The problem with the pattern at hand? According to Temple, “The Board finds that the [Dunhill print] does not contain the requisite originality necessary to sustain a claim to copyright,” as “the work merely consists of uncopyrightable elements arranged in an unoriginal manner.” To be exact, Temple asserted that “the individual elements [embodied in the pattern], diamonds and a six-sided arrowhead shaped polygon, are uncopyrightable standard geometric shapes.” Moreover, “The simple blue and brown coloring is not copyrightable.”

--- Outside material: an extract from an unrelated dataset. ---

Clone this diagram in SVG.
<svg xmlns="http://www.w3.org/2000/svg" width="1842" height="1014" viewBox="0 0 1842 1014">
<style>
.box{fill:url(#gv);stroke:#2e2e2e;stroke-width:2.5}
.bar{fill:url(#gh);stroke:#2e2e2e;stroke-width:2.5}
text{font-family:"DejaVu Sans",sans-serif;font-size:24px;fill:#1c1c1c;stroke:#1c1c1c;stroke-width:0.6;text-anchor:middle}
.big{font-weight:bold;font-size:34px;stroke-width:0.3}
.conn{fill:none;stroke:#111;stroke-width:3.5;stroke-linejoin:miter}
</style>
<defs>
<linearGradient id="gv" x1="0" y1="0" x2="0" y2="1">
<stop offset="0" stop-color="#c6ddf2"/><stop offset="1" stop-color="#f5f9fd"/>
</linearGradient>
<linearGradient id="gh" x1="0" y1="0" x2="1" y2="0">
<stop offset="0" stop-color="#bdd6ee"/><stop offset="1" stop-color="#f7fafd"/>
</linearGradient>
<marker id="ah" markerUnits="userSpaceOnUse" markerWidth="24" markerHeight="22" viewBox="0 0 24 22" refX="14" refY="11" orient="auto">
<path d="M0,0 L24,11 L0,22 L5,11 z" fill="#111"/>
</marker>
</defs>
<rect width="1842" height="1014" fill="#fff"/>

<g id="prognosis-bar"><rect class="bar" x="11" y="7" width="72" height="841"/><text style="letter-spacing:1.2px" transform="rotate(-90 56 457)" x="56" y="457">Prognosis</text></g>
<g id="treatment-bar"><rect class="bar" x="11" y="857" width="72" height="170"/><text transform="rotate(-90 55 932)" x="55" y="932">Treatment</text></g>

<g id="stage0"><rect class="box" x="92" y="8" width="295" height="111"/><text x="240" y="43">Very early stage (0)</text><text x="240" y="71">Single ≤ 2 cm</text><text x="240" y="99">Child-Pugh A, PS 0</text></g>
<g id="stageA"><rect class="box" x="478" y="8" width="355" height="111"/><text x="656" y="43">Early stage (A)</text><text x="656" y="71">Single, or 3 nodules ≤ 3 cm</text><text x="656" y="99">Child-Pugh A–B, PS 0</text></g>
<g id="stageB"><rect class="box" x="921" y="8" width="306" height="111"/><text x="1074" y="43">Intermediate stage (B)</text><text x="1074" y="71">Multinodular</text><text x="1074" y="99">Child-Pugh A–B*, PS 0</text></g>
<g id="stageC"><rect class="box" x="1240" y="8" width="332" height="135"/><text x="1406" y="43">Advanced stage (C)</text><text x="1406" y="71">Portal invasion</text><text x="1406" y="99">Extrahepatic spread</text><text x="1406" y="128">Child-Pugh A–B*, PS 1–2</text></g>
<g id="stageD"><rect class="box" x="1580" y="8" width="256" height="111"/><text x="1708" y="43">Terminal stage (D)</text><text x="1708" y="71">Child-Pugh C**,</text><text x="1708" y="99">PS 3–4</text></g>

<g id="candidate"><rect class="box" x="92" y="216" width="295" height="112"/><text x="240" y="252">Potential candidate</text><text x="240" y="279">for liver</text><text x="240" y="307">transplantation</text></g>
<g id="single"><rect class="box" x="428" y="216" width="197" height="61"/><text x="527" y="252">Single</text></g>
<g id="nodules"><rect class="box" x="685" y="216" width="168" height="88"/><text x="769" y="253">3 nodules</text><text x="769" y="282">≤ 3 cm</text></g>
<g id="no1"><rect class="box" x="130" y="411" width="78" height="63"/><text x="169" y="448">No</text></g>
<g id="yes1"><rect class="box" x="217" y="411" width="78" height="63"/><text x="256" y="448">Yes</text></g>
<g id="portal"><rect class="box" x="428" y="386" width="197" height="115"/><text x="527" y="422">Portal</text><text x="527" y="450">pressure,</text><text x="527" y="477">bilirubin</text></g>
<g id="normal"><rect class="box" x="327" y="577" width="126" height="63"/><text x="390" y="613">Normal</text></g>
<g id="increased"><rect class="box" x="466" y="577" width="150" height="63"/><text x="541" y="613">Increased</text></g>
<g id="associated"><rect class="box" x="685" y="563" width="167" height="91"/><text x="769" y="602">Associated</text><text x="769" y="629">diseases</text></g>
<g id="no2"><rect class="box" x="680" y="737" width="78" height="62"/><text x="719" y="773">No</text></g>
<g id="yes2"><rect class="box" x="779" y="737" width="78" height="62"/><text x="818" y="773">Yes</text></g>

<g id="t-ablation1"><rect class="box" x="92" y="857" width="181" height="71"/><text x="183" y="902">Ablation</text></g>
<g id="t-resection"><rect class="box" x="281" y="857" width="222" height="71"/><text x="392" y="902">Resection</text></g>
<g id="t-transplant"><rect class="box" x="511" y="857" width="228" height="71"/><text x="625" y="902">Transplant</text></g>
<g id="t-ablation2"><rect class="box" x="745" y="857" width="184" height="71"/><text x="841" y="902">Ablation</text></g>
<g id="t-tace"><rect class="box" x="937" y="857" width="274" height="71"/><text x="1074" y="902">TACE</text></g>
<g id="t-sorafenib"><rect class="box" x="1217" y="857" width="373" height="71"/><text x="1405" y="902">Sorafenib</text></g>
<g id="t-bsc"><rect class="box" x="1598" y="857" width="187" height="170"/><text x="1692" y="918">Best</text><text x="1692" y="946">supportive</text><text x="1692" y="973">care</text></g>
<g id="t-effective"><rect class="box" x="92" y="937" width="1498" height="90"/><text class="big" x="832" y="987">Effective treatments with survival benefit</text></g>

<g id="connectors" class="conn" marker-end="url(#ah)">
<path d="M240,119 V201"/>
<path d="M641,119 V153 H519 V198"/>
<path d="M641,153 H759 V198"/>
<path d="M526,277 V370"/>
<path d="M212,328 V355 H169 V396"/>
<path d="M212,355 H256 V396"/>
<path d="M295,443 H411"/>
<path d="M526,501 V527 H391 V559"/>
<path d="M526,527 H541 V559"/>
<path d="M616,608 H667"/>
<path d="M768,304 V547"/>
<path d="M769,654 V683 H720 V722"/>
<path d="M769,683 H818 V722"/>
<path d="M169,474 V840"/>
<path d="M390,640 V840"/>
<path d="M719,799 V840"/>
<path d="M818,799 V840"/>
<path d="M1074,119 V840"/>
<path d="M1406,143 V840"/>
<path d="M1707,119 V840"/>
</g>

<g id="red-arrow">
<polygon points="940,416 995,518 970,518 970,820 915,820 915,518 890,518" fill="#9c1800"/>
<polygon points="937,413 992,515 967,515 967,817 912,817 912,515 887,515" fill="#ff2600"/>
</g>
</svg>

The Board’s decision, Temple states, stands despite Dunhill’s argument that the pattern at issue is similar to and should be assessed like the cheerleading uniforms at issue in the Star Athletica, LLC v. Varsity Brands, Inc. case, arguing that the Supreme Court found “cheerleader uniforms were copyrightable even though they comprise simple geometric shapes,” and thus, demonstrated that works comprised of simple geometric shapes are not precluded from copyright protection. Given that the Engine Turn print “clearly shows a higher level of creativity” than the simply-designed cheerleading uniforms, per Dunhill, it should be afforded a registration.
Unpersuaded, the Board distinguished the uniforms in the Star Athletica case from the pattern at issue here, stating that the Engine Turn pattern “is merely a ‘display of a few geometric shapes in a preordained or obvious arrangement’ … [which] is a typical arrangement and demonstrates insufficient creativity to support a claim to copyright.”
As for the significance of the Board’s decision, copyright lawyer George Raynal told TFL, “Perhaps the outcome is not entirely surprising, as the Copyright Office has repeatedly shown its reluctance to register simple geometric patterns.” Nevertheless, he says, “The decision highlights a challenge for applicants seeking to protect pattern designs they create and use across their brands.”
Fashion has long maintained something of a complicated relationship with copyright, as the law refuses to provide protection for useful articles in their entirely. Since garments and accessories are generally deemed to be useful in nature, only the creative and separable elements of them may be protected. The latter element, separability, has proven challenging in a fashion context, precisely because clothing, for instance, possesses both functional and inherently creative elements (some of which may be difficult to clearly distinguish), thereby, limiting the scope of protection at play for the average garment, if any protection exists at all.